Além disso, surge a motivação para o estudo da Física, uma vez que saber ou não como o fenômeno estudado se desenvolve vai interferirá no sucesso ou não da equipe frente aos objetivos desejados na aventura. De modo geral, a relação entre professor e aluno também melhora após a conclusão do jogo.
O professor de Sociologia Rafael Carneiro Vasquez também é adepto da prática dentro da sala de aula. Autor de uma tese sobre as potencialidades do game na educação escolar, ele tem utilizado as partidas de RPG tanto em instituições públicas quanto privadas, com atividades extracurriculares e optativas.
“Na quinta série, estudamos o Império Romano e, antes das aulas expositivas sobre o assunto, usei uma narrativa falando de Roma e de sua sociedade; os alunos desempenharam papéis de personagens da cidade italiana e assim que chegamos ao livro ele já tinham realizado alguma reflexão e um olhar sobre o conteúdo”, explica Rafael.
“O RPG também é útil no sentido de trabalhar com os alunos a convivência, a comunicação e o diálogo, fazendo com que eles vejam a escola não apenas como um lugar de cobrança e de estresse, mas também um espaço de interação e lazer”, acrescenta.
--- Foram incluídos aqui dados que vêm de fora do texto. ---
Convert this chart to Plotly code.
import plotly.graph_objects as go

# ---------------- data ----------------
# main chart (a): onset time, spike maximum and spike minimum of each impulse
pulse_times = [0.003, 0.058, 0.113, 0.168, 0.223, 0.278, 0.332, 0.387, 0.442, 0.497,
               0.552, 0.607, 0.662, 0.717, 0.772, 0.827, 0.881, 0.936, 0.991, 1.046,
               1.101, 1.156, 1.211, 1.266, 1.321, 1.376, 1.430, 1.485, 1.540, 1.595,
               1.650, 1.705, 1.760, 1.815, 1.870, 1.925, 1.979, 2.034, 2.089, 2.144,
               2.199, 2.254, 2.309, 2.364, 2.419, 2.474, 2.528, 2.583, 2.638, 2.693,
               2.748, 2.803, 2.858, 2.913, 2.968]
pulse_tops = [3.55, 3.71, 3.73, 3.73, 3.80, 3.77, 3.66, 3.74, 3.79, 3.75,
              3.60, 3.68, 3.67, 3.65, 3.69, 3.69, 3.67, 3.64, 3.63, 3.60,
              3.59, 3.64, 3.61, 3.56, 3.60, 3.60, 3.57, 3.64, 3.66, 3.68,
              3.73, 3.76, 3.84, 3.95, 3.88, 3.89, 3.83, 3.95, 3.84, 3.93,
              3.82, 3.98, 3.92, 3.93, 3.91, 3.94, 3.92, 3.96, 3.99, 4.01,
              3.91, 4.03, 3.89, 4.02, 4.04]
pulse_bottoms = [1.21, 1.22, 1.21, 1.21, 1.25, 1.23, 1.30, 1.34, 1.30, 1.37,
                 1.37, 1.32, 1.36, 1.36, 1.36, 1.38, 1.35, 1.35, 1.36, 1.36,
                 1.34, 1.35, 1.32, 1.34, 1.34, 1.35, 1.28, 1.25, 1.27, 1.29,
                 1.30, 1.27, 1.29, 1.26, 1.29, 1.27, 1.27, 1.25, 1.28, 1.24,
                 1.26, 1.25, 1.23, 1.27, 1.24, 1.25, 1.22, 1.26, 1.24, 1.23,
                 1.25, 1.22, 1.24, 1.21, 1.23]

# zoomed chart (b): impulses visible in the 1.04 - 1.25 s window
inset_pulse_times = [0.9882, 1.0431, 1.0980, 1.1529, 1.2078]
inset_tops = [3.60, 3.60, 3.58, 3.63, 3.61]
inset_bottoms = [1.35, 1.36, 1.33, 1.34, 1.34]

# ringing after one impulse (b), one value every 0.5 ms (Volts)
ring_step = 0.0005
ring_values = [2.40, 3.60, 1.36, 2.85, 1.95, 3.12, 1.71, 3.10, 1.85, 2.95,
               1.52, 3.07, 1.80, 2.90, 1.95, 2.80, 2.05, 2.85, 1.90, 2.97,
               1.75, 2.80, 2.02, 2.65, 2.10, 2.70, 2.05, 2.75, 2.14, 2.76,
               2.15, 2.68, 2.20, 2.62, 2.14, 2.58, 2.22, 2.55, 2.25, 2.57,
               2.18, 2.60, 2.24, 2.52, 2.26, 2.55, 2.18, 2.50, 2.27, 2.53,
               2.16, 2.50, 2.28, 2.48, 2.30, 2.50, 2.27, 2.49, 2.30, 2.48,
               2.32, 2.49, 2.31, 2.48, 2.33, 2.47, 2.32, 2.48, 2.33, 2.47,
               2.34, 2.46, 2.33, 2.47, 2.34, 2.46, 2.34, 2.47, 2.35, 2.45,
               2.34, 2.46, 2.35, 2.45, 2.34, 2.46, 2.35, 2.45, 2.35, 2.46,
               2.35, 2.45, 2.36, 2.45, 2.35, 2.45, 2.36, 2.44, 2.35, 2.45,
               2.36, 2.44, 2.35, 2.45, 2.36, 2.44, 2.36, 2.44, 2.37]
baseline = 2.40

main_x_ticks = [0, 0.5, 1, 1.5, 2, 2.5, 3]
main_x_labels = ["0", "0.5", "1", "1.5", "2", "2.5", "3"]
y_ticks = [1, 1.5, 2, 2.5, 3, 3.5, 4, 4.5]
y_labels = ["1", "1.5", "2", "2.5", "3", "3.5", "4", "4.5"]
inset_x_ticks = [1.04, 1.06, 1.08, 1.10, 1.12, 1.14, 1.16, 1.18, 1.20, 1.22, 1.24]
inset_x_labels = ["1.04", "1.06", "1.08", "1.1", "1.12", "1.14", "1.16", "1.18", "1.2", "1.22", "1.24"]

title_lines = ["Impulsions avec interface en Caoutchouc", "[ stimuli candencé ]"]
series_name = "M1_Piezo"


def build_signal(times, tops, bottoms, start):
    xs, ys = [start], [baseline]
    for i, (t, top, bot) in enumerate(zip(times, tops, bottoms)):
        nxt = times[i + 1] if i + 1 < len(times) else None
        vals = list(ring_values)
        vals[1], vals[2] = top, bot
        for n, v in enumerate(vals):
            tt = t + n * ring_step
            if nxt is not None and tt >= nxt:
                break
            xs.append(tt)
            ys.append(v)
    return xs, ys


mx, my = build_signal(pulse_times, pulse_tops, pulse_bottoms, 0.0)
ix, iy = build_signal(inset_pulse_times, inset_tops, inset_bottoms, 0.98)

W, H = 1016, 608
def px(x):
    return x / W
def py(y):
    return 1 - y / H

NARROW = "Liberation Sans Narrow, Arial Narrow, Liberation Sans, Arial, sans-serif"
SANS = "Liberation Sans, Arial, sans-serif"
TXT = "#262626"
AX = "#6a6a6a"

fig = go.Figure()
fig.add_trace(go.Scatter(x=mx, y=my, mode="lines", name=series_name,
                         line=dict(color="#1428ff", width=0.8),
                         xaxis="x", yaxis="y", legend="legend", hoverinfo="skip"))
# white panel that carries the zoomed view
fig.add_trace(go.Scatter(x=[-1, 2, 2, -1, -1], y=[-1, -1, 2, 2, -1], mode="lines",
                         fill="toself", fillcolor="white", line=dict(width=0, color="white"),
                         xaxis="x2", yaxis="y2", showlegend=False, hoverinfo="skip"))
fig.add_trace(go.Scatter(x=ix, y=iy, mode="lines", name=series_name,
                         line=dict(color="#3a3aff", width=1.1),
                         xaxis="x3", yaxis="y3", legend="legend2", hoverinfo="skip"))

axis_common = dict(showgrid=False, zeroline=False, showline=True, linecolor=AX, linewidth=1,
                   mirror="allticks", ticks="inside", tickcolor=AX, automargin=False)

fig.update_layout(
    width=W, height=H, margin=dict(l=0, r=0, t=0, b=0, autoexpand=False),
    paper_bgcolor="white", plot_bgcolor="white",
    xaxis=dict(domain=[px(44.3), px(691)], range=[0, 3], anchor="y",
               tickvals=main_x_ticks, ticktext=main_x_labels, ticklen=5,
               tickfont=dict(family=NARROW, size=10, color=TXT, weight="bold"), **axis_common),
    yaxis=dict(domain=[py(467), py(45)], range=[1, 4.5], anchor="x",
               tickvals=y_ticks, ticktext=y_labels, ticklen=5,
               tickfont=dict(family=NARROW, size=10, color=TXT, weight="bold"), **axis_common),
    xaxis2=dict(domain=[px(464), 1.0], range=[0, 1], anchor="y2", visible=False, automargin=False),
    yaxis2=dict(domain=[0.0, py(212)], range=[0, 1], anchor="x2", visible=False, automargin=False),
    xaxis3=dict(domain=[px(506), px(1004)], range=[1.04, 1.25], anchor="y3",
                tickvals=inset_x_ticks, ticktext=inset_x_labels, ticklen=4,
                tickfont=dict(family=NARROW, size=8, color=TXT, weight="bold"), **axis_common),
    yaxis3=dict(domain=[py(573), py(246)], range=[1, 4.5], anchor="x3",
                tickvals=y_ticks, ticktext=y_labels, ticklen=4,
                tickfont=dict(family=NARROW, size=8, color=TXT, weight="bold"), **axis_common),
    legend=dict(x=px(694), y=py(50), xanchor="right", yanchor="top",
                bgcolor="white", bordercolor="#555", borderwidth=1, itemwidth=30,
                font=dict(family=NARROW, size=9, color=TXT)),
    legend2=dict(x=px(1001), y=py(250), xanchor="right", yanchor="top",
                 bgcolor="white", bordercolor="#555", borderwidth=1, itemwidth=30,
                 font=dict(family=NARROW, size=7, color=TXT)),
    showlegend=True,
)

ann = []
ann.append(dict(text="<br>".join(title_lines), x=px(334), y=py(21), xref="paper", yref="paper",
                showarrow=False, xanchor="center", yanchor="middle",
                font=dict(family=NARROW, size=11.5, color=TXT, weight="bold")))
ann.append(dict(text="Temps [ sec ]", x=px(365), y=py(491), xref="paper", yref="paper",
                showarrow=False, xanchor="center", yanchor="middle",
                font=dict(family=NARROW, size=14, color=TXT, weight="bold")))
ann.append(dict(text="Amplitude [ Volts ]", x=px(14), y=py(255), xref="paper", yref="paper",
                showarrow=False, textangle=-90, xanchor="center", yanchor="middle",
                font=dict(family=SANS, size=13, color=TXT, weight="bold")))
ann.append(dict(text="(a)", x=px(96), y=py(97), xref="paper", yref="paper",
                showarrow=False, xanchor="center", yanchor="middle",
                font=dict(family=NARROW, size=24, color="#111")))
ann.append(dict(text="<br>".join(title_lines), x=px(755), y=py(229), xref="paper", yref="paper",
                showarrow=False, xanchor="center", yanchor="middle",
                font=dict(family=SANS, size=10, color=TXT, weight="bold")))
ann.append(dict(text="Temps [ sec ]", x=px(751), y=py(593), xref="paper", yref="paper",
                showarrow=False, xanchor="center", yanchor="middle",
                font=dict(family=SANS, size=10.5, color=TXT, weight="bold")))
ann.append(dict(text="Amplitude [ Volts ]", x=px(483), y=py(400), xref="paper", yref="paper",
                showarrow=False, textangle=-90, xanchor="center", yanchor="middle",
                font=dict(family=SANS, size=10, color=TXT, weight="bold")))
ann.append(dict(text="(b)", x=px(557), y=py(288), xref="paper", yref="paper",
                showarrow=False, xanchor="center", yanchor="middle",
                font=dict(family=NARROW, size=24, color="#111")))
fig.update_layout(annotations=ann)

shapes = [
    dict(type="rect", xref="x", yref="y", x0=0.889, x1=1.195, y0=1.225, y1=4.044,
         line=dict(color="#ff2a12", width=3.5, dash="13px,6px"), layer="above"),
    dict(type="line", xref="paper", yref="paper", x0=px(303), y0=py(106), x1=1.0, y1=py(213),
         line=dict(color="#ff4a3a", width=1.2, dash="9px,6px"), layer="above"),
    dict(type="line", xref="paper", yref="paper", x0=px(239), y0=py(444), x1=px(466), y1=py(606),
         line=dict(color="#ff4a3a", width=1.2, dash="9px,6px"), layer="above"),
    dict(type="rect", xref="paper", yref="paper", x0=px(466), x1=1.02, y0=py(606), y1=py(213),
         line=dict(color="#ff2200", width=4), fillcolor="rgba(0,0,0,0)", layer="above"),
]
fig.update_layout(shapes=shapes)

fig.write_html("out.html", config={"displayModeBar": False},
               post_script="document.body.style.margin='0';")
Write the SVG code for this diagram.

Pesquisadores da Universidade de Adger, na Noruega, também acreditam na funcionalidade educacional do RPG. Segundo pesquisa da instituição, o jogo se mostrou “altamente motivacional” para que os jovens estudantes aplicassem na escola os conhecimentos adquiridos a partir do jogo.
O levantamento reuniu oitenta e três alunos das classes do 9° ano do Ensino Fundamental de uma escola pública norueguesa. Esses estudantes foram divididos em três grupos, sendo dois deles expostos às atividades e o outro apenas aos métodos tradicionais de ensino.
O “mestre” da atividade norueguesa pediu a cada estudante que desenvolvesse um personagem que, inicialmente, não possuísse nenhuma habilidade ou força, mas a partir de conquistas acadêmicas em disciplinas como História e Matemática, os alunos poderiam fazer com que seus personagens ficassem mais habilidosos, realizando tarefas gradualmente mais difíceis.
Segundo Ruen Andersen, responsável pela pesquisa, o estudo comprovou que “o uso de jogos de papel educativos aumenta a atitude e o uso de colaboração na escola”, melhorando a absorção do conteúdo e facilitando a convivência entre alunos e professores.
E o pesquisador ainda complementa: o terceiro grupo estudado, que ficou de fora das atividades, “ficou curioso sobre as práticas” e pediu para que seus professores também implantassem esse método dentro de sala.